Gosset Champagne

A small traditional Champagne house that makes very dry and full bodied age worthy wines


Gosset is a small traditional Champagne house located in Aÿ that produces very dry and full bodied wines that age well. The wines are partially aged in small oak casks and go very well with food. It's an "under the radar" Champagne house producing some great Champagnes at relatively reasonable prices.

In 1584 Pierre Gosset started making still wines from grapes from his own vines in Aÿ. In the 18th Century, the Gosset family started producing sparkling wines. The house was sold to the Cointreau family in 1994, and although the headquarters moved to Epernay, very little else changed. They now produce about a 120,000 bottles a year of Champagne, which makes them a pretty small Champagne House.

Gosset Champagnes, other than their fairly simple entry level Brut Excellence, are not surprising often compared to Krug, and although I find them somewhat similar in style I (no surprise) greatly prefer Krug, although it's over twice the price. If you like big, dry, traditionally styled Champagne you owe it to yourself to try Gosset.

Wines are harvested by hand and only the first pressing of juice is used. Grapes from each village are pressed and fermented separately in small vats prior to blending.

All their grapes are Premier and Grand Cru and come from the Marne region (where Aÿ and Epernay are located), there is no malolactic fermentation, and the large bottles (magnums and bigger) are still hand riddled.
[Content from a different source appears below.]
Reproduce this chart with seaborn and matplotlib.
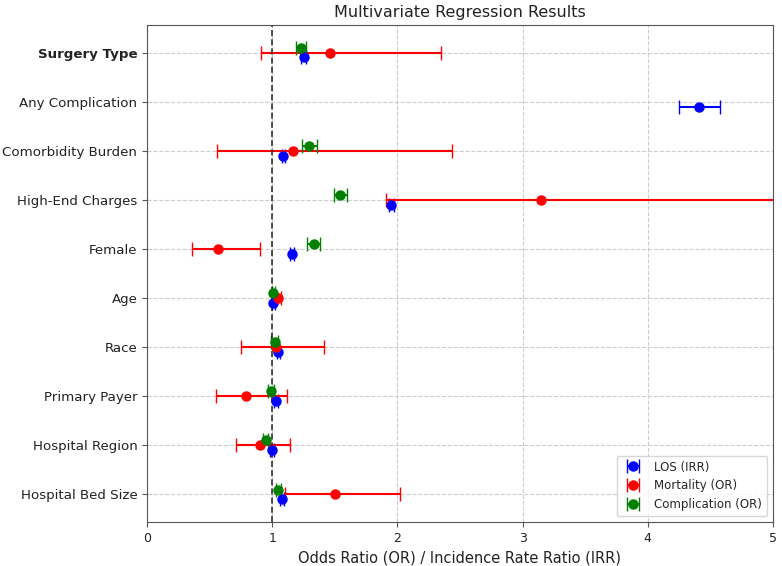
import numpy as np
import pandas as pd
import matplotlib
matplotlib.use("Agg")
import matplotlib.pyplot as plt
import seaborn as sns

sns.set_style("white")
plt.rcParams['font.family'] = ['DejaVu Sans']

# Predictors, top to bottom
predictors = ['Surgery Type', 'Any Complication', 'Comorbidity Burden', 'High-End Charges',
              'Female', 'Age', 'Race', 'Primary Payer', 'Hospital Region', 'Hospital Bed Size']

# LOS (IRR)
los_est = [1.25, 4.41, 1.09, 1.95, 1.16, 1.01, 1.05, 1.03, 1.00, 1.08]
los_lo = [1.23, 4.25, 1.075, 1.93, 1.145, 0.995, 1.035, 1.015, 0.985, 1.065]
los_hi = [1.27, 4.58, 1.105, 1.97, 1.175, 1.025, 1.065, 1.045, 1.015, 1.095]

# Mortality (OR)
mort_est = [1.46, np.nan, 1.17, 3.15, 0.57, 1.05, 1.03, 0.79, 0.90, 1.50]
mort_lo = [0.91, np.nan, 0.56, 1.91, 0.36, 1.03, 0.75, 0.55, 0.71, 1.10]
mort_hi = [2.35, np.nan, 2.44, 5.60, 0.90, 1.07, 1.41, 1.12, 1.14, 2.02]

# Complication (OR)
comp_est = [1.23, np.nan, 1.29, 1.54, 1.33, 1.01, 1.02, 0.99, 0.95, 1.05]
comp_lo = [1.19, np.nan, 1.24, 1.49, 1.28, 0.995, 0.99, 0.965, 0.93, 1.03]
comp_hi = [1.27, np.nan, 1.36, 1.60, 1.38, 1.025, 1.05, 1.015, 0.97, 1.07]

df = pd.DataFrame({'Predictor': predictors})
df['y'] = np.arange(len(predictors))[::-1]

series = [
    ('LOS (IRR)', los_est, los_lo, los_hi, 'blue', -0.1),
    ('Mortality (OR)', mort_est, mort_lo, mort_hi, 'red', 0.0),
    ('Complication (OR)', comp_est, comp_lo, comp_hi, 'green', 0.1),
]

fig, ax = plt.subplots(figsize=(7.82, 5.66), dpi=100)
fig.subplots_adjust(left=147/782, right=773/782, top=1-25/566, bottom=1-522/566)

for label, est, lo, hi, color, off in series:
    est = np.array(est)
    err = np.vstack([est - np.array(lo), np.array(hi) - est])
    ax.errorbar(est, df['y'] + off, xerr=err, fmt='o', color=color,
                ecolor=color, capsize=5, markersize=6.5, elinewidth=1.5, label=label)

ax.axvline(1, color='#222222', linestyle=(0, (4, 2)), linewidth=1.1)
ax.set_yticks(df['y'])
ax.set_yticklabels(df['Predictor'], fontsize=9.6, color='#222222')
ax.get_yticklabels()[0].set_fontweight('bold')
ax.set_xlim(0, 5)
ax.tick_params(axis='x', labelsize=9, labelcolor='#222222')
ax.tick_params(axis='both', length=3.5, direction='out', bottom=True, left=True, color='#555555')
ax.set_xlabel('Odds Ratio (OR) / Incidence Rate Ratio (IRR)', fontsize=10.5, color='#222222')
ax.set_title('Multivariate Regression Results', fontsize=11.5, color='#222222')
ax.grid(True, linestyle='--', color='#cccccc', linewidth=0.8)
ax.set_axisbelow(True)
ax.legend(loc='lower right', fontsize=8.5)

for spine in ax.spines.values():
    spine.set_color('#555555')

plt.savefig('out.png', dpi=100, facecolor='white')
While their Web site says their wines are made of Chardonnay, Pinot Noir, and Pinot Meunier, although they supposedly also include a small amount of Arbanne, Fromenteau (Pinot Gris), and Petit Meslier (ancient Champagne grape varieties of which only a small amount still exist) in some of their wines which may explain some of their personality.
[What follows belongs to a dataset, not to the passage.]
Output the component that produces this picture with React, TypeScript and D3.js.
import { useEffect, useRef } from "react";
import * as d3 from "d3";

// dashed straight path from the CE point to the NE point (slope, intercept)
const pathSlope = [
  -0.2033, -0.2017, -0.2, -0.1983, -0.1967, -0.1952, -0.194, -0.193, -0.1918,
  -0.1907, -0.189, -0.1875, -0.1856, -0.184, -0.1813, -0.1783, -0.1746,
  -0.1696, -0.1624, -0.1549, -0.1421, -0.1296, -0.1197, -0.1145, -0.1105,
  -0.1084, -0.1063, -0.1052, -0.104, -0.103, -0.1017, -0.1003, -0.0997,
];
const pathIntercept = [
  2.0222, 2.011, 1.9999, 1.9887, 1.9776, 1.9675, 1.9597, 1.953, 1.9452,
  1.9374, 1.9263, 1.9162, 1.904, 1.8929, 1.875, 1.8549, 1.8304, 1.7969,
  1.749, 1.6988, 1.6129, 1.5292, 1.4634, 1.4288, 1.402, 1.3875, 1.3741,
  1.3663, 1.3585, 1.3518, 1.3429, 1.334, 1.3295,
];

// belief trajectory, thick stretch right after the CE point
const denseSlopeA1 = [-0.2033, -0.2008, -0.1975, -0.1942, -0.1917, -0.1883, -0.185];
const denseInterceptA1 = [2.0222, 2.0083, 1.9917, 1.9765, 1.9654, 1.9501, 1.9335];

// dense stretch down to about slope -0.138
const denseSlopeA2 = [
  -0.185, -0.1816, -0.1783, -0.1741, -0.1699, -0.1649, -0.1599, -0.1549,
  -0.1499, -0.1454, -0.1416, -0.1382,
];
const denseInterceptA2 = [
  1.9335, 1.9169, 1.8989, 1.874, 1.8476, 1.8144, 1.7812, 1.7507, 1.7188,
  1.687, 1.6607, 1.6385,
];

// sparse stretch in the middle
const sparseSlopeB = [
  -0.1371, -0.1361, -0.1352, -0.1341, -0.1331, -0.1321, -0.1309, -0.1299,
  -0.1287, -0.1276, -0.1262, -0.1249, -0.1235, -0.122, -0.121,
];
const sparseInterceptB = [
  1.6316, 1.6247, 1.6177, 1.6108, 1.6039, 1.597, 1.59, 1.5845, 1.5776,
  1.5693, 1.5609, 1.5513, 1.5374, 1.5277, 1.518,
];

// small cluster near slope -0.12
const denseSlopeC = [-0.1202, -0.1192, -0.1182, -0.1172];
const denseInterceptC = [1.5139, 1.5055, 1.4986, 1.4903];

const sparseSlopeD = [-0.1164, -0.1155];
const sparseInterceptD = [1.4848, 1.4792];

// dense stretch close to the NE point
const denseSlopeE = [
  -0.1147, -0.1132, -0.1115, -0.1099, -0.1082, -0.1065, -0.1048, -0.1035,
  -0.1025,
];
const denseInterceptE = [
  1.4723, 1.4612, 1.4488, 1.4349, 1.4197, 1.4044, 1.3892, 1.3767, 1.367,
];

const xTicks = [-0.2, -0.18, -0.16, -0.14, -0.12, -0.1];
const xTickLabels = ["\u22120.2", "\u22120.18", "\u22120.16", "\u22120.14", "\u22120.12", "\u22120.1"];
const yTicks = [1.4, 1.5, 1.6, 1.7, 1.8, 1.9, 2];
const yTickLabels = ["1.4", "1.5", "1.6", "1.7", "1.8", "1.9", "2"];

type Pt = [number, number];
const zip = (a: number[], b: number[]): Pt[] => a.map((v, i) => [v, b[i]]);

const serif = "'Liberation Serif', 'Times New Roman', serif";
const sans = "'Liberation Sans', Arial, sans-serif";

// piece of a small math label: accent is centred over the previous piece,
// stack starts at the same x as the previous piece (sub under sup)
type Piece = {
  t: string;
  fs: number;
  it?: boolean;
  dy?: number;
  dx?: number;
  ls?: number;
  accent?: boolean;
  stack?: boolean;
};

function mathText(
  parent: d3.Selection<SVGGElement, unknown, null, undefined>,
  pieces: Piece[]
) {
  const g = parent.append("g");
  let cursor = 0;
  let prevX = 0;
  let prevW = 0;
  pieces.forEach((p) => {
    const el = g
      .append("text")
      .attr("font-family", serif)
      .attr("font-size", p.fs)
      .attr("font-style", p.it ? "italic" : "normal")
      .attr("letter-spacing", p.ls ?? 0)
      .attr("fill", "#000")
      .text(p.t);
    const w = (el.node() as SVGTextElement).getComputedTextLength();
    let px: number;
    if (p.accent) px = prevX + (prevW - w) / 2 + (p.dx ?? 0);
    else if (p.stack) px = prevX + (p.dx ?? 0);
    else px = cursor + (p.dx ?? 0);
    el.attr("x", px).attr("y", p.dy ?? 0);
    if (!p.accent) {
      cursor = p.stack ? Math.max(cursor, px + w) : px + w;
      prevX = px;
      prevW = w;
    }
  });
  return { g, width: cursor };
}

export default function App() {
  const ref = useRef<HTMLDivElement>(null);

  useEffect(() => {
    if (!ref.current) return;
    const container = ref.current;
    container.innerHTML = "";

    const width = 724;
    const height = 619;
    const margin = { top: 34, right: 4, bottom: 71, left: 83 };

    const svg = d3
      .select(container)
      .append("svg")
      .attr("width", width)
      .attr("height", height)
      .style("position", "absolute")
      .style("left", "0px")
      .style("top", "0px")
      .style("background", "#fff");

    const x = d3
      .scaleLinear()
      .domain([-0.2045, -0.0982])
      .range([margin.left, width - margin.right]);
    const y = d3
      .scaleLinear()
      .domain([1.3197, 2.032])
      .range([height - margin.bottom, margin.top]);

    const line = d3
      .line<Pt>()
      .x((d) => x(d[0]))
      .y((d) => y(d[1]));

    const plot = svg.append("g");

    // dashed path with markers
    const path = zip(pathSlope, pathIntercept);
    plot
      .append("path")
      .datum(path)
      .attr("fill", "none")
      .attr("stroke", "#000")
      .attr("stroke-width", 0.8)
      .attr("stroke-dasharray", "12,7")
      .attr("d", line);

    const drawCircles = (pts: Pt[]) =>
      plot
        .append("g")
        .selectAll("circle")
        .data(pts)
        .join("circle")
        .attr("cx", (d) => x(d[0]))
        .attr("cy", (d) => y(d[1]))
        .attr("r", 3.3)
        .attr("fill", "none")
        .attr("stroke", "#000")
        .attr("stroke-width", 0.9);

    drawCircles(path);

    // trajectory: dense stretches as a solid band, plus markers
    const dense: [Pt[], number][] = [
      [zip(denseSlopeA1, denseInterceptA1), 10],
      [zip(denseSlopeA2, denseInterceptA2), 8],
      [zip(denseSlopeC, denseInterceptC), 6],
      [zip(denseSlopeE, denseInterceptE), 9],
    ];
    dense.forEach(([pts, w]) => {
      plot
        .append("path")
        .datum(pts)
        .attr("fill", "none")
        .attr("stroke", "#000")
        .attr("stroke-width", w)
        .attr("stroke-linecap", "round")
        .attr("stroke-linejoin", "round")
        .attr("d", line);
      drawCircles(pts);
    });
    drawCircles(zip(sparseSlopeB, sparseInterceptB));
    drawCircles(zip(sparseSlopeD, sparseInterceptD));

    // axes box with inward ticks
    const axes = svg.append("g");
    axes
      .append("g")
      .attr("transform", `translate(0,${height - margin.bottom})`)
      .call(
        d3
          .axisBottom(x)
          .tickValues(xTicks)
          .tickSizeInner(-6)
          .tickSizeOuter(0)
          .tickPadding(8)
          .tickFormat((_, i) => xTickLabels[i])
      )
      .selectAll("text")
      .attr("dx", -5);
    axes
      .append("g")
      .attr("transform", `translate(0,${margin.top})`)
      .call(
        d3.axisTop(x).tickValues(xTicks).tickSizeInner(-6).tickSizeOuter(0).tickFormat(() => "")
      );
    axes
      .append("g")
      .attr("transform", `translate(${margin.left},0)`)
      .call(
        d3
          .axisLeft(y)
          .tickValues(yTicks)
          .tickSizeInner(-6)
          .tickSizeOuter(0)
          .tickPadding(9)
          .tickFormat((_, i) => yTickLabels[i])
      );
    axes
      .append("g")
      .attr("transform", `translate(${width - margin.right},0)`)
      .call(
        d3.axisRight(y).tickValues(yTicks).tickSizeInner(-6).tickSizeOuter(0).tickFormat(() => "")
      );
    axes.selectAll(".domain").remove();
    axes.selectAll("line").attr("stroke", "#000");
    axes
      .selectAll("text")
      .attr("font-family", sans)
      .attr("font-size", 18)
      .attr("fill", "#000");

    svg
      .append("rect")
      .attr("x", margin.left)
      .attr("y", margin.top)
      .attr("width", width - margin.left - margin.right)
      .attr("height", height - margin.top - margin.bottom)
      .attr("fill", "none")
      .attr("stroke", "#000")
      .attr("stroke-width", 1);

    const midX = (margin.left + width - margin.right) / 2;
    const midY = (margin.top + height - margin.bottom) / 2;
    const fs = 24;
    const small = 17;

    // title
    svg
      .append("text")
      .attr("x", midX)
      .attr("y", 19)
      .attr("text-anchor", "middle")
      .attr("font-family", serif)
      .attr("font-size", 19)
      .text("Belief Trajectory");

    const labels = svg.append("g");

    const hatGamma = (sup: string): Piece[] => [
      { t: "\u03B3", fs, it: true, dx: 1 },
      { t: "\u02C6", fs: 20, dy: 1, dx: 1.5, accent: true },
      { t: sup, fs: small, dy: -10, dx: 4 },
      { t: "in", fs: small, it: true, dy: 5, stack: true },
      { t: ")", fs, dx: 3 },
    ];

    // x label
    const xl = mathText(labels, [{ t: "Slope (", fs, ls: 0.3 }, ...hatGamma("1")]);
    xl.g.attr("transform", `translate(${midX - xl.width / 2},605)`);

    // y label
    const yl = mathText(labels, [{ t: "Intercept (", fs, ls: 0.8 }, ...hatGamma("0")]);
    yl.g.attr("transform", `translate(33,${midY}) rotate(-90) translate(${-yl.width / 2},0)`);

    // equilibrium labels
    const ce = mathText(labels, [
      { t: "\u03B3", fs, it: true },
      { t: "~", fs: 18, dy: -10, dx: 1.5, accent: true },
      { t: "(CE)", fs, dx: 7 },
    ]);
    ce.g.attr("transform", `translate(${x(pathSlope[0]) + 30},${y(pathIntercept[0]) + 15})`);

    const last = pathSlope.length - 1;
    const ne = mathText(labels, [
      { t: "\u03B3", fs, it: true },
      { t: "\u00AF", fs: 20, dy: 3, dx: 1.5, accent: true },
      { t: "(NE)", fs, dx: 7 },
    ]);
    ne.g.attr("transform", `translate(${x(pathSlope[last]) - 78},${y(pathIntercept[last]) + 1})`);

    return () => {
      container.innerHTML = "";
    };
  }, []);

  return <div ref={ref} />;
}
Brut Excellence is a festive yet fairly simple and light bodied Champagne that makes a great aperitif. It's not really in the Gosset style, but is pleasant enough and perhaps a good Champagne to give a glass to your 16 year old niece or share with your 18 year old paramour, if allowable by local custom and regulations. Fruity (pear is often mentioned), a bit yeasty, with notes of pain grille (which really means "toast").
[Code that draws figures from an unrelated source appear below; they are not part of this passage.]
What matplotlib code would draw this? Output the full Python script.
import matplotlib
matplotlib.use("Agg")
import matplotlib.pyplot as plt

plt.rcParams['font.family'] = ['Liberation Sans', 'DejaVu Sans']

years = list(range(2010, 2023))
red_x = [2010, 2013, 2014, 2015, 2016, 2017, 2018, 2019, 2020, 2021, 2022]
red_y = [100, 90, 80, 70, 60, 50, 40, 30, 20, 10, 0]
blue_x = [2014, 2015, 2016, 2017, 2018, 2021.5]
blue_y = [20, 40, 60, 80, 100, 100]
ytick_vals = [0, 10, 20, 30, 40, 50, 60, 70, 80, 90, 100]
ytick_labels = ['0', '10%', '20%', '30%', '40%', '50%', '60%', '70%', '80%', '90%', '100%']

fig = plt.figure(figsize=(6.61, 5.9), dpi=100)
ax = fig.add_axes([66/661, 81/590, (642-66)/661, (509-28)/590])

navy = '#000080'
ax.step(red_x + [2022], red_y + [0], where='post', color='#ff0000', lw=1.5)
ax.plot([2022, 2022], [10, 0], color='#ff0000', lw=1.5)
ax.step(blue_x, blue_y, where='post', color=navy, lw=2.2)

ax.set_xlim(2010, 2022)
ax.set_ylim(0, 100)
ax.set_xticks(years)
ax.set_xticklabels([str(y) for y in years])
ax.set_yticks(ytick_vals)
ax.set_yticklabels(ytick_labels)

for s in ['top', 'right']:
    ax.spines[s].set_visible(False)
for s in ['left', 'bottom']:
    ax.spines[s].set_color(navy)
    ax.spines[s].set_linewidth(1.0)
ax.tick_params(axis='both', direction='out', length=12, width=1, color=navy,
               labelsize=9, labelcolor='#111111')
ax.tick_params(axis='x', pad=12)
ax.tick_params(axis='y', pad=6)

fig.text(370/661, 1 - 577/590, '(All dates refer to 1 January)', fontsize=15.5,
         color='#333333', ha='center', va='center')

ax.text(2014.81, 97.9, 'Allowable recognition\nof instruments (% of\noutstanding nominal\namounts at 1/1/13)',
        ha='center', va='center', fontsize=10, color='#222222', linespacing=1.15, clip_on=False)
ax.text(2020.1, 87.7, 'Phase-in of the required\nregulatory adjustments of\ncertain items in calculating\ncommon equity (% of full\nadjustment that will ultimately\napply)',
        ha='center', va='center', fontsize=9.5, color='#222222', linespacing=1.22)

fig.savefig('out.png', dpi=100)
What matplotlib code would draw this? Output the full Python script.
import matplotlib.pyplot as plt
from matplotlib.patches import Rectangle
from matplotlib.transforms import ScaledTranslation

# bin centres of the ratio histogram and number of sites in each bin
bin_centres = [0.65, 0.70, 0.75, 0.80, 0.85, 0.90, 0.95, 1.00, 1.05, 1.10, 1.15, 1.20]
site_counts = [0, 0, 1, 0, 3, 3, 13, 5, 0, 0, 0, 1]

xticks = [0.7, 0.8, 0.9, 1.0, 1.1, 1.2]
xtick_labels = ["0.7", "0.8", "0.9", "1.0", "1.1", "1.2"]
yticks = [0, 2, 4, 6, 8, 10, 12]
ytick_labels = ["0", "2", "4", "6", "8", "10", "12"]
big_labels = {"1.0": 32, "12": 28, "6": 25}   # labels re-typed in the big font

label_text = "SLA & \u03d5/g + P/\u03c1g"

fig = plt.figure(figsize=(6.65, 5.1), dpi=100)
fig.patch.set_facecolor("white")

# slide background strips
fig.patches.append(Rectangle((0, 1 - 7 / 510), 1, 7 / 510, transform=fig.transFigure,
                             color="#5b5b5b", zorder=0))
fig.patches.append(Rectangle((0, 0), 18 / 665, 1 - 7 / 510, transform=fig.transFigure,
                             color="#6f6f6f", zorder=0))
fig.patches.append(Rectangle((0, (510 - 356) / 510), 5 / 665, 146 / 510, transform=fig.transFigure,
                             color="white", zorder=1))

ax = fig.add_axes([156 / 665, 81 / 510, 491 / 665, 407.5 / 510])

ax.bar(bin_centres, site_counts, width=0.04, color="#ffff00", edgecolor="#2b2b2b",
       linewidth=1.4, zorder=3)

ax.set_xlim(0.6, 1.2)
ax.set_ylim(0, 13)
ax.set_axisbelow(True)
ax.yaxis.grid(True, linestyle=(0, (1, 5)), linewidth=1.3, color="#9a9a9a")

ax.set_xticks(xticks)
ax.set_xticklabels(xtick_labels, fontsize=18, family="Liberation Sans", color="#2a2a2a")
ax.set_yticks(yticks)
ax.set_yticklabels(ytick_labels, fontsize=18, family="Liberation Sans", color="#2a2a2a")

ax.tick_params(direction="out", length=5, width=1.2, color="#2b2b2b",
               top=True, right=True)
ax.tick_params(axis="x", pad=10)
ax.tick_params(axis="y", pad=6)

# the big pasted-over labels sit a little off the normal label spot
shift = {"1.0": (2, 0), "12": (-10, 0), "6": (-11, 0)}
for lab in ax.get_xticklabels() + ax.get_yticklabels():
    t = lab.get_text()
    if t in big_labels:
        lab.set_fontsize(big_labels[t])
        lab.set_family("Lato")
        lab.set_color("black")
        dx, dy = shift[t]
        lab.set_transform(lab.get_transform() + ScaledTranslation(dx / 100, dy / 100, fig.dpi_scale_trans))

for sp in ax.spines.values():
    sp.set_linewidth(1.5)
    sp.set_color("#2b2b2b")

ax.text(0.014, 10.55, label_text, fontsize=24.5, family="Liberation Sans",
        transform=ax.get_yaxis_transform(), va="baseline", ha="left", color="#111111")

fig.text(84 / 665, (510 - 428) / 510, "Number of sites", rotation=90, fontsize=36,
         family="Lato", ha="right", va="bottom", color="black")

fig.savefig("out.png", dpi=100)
NV (Non-Vintage) Grand Reserve Brut is squarely in the Gosset style: dry, full bodied, and complex. It accompanies food and ages well, and if you can find it is often a bargain. It  might seem expensive for a NV, but may claim it's worth it. I'm enjoying a glass as I type this! Tasting note below.

(NV) Grand Rose -  It's elegant, almost delicate and makes a fine apertif.  It's a salmon pink color and tastes of strawberries, dried cherries and creamy mousse. Quite long and minerally on the finish. Some consider it a very serious rose, critic Robert Parker states "Frankly, a touch more sweetness might not be a bad thing," and in my one serious encounter (a bottle over an evening as opposed to a glass at a party or a partial glass at a tasting) I found it to be somewhat simple yet delicious. Tasting note below.

Grand Millesime Brut is Gosset's vintage Champagne, and the Celebris Brut is one step up and their prestige cuvée. There is also a Celebris Brut Rose and Celebris Brut Rose Blanc de Blancs although they are quite rare and I've never even seen a bottle.

Gosset Champagne is not very well known nor widely available, but other than their simple Brut Excellence this is Champagne worth searching out and experiencing, especially if you love big, dry, traditionally styled Champagne like Krug. Many Champagne aficionados absolutely love it, so you should find out for yourself! I look forward to trying their Vintage and Celebris cuvees.

Gosset Grand Reserve Brut -Tasting Note: Gosset Grand Reserve Brut - rated B+, perhaps higher with food

An immediately interestingly nose of lemon curd and cavernous chalk.

Quite brisk on the palate with red apple initially and some distinct lime and chalk in the background. The lime becomes more prominent with time, and this has the backbone to standup to some significant food. Almost creamy but very dry and crisp.

Gosset Grand Rose BrutTasting Note: Gosset Grand Rose Brut - rated B/B+, very nice and would be nicer with more complexity

An intriguing color, primarily amber with a significant pink tone as well.  

The nose has raspberries, chalk, and minerals. A bit of orange peel with air

On the palate this tastes quite fresh with mixed red berries. Strawberries and Raspberries and more. Quite big and long. Very round and mouthfilling. Spiciness as it warms.

I like this quite a bit, but it is on the simple side. Entirely enjoyable but not very complex.